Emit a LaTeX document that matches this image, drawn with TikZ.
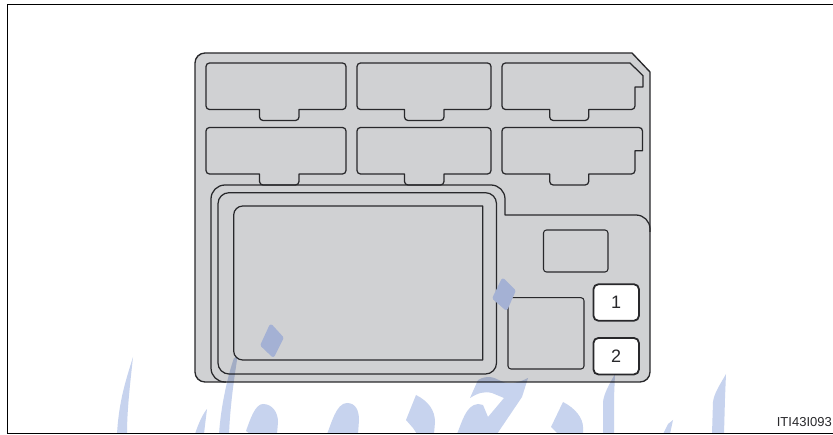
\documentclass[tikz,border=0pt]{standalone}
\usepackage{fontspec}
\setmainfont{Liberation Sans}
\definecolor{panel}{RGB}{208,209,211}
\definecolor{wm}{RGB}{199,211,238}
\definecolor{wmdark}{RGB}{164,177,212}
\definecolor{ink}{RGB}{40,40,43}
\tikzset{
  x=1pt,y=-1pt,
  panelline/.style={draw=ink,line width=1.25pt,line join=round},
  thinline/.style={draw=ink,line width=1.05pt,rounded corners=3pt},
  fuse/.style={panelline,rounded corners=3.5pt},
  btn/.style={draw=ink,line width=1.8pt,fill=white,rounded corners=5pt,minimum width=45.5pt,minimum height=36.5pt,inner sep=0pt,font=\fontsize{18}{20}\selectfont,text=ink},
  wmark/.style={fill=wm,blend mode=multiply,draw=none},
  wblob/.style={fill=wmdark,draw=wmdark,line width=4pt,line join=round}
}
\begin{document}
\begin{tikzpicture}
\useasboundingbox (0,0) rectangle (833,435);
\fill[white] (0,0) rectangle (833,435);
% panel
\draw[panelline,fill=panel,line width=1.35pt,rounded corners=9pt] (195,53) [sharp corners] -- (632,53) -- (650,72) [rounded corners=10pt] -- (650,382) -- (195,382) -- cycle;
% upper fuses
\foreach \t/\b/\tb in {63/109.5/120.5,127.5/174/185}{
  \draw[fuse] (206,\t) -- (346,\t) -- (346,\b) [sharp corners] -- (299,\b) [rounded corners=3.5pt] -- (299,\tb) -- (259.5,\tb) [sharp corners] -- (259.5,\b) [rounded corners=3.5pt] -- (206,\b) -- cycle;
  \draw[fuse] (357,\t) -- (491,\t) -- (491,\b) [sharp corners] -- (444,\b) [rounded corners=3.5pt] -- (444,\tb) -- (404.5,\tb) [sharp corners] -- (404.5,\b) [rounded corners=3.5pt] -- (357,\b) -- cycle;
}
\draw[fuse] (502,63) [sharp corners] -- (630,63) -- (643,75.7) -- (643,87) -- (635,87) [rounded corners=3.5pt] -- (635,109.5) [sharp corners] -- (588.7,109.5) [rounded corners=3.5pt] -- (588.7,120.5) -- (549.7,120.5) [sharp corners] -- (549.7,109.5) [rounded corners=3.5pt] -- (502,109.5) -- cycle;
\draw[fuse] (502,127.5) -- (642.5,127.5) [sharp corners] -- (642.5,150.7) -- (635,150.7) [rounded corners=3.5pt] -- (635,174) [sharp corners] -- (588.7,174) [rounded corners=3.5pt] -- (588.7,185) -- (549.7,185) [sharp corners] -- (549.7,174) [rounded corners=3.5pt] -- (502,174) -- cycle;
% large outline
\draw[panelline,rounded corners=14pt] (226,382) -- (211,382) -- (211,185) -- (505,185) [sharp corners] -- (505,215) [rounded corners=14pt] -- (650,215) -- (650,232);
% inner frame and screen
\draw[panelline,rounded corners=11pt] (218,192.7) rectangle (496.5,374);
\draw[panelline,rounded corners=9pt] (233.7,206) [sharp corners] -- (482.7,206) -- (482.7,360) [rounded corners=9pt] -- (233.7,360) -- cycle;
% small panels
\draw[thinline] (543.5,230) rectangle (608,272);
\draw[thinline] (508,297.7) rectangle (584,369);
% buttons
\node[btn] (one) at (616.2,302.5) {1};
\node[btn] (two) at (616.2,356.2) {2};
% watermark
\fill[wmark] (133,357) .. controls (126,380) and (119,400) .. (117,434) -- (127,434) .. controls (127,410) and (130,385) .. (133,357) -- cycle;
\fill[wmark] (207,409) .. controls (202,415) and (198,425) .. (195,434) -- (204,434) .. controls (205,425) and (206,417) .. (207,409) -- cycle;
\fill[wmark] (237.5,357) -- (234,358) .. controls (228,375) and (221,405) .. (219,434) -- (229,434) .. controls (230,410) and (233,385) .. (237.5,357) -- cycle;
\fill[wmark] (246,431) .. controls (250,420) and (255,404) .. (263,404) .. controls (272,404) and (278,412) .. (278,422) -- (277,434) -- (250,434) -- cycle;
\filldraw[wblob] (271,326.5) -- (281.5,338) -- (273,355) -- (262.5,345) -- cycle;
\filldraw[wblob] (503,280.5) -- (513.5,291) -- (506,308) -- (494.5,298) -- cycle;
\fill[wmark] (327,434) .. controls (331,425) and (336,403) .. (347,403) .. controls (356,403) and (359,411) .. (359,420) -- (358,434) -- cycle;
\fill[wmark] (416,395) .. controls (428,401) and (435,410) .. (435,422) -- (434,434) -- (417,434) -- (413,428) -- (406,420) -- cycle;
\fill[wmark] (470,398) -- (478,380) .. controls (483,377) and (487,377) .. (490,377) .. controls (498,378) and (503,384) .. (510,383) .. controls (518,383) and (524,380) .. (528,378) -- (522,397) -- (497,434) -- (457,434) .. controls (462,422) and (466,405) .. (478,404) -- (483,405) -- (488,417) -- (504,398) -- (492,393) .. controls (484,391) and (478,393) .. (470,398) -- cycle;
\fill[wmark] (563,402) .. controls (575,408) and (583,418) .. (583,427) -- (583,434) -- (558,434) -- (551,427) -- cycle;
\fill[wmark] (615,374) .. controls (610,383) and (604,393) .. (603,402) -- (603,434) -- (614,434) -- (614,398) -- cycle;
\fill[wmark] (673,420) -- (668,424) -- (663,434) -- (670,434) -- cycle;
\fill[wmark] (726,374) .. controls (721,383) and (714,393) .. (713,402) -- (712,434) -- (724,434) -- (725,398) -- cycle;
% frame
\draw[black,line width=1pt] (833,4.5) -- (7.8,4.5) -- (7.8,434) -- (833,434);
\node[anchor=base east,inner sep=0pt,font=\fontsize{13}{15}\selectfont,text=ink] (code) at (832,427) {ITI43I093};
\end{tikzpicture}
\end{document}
---
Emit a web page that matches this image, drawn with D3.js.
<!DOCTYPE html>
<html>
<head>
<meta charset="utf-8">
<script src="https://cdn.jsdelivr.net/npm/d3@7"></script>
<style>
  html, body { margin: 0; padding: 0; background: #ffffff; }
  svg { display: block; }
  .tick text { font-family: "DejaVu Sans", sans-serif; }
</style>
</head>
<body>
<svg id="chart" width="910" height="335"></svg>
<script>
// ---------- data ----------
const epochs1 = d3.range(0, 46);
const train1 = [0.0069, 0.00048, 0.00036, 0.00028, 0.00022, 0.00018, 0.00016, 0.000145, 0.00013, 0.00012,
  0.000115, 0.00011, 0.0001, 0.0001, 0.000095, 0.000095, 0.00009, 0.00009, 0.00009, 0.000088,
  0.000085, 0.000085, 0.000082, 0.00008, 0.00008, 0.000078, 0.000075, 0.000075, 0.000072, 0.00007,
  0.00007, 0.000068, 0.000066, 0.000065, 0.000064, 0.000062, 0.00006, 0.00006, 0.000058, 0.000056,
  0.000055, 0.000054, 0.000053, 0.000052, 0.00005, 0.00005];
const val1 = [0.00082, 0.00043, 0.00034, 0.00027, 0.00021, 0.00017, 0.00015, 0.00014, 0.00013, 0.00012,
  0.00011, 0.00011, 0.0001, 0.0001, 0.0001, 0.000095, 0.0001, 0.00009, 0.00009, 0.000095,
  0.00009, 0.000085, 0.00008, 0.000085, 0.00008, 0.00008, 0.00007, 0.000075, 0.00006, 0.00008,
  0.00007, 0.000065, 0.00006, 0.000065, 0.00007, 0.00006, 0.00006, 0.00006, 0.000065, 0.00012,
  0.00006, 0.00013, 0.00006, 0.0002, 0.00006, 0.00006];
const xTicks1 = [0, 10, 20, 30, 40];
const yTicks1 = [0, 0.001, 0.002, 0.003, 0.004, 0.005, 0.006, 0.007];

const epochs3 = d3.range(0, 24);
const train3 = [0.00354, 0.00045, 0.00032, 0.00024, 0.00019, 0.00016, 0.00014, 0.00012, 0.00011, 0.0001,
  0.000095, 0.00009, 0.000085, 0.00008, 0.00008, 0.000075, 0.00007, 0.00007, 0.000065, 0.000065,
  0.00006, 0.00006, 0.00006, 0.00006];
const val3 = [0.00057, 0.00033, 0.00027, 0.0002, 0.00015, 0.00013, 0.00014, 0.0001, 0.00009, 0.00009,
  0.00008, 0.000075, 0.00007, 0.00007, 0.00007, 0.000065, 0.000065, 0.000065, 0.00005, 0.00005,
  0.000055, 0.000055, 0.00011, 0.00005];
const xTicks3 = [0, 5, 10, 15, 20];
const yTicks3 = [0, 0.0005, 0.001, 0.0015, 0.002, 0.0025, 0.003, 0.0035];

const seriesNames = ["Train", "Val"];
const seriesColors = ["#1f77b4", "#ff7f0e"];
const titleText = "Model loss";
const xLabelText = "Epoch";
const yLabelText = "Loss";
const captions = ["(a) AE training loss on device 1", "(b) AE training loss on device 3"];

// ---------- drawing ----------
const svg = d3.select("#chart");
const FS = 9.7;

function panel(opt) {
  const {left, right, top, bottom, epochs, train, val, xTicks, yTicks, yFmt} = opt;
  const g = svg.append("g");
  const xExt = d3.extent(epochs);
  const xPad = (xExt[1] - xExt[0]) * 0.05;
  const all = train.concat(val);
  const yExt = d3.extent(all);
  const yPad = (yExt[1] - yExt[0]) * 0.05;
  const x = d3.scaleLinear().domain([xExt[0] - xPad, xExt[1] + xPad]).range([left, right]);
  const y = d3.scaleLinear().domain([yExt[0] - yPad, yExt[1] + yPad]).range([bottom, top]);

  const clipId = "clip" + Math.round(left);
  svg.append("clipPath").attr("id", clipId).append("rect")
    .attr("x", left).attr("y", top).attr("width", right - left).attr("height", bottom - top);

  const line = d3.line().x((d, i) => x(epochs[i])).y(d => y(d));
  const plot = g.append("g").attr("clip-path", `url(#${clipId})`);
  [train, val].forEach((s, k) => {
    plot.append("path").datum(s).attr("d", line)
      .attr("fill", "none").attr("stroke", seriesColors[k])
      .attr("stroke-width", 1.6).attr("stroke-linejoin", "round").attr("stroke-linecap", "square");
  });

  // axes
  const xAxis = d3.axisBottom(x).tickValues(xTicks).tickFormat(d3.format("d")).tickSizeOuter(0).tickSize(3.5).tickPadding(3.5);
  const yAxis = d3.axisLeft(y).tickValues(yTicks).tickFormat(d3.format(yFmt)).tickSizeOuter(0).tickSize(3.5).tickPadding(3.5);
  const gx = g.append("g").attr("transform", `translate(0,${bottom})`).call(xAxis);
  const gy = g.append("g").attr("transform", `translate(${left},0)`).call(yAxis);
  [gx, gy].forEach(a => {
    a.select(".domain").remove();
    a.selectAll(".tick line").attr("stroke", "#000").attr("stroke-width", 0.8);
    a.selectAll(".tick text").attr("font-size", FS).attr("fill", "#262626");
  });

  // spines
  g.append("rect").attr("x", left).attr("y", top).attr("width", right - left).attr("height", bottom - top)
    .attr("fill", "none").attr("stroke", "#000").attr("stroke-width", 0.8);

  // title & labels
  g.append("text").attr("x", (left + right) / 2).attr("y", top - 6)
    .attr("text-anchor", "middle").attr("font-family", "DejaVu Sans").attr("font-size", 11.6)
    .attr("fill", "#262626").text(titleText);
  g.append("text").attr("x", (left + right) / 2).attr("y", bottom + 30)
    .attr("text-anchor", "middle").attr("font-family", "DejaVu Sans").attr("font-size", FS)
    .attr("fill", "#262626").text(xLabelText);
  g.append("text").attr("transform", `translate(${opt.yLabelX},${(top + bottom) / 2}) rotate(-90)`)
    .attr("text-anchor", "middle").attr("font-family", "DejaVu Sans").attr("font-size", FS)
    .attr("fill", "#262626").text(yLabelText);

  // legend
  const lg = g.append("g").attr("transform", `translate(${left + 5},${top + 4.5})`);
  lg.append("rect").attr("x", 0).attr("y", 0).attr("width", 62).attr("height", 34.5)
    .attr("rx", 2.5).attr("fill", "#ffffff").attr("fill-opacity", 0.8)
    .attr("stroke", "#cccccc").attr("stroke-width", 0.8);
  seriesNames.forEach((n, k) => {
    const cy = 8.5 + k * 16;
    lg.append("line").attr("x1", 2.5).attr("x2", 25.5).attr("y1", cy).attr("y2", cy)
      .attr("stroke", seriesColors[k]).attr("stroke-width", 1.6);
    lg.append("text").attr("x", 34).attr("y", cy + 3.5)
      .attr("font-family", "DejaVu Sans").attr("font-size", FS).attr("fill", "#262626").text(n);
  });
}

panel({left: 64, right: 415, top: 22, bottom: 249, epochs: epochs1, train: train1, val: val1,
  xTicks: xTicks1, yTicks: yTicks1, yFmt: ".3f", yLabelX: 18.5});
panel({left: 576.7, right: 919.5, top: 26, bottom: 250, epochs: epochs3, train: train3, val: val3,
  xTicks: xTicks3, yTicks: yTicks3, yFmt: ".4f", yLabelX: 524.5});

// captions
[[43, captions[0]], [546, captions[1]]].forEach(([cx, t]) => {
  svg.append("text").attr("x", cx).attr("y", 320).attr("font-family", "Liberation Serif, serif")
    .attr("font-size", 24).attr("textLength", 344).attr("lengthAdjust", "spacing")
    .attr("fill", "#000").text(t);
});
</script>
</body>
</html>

- Stated exercise: Check each line above for the word "drawn" and give the number of lines that have it, nothing else.

- Solution for this task: 2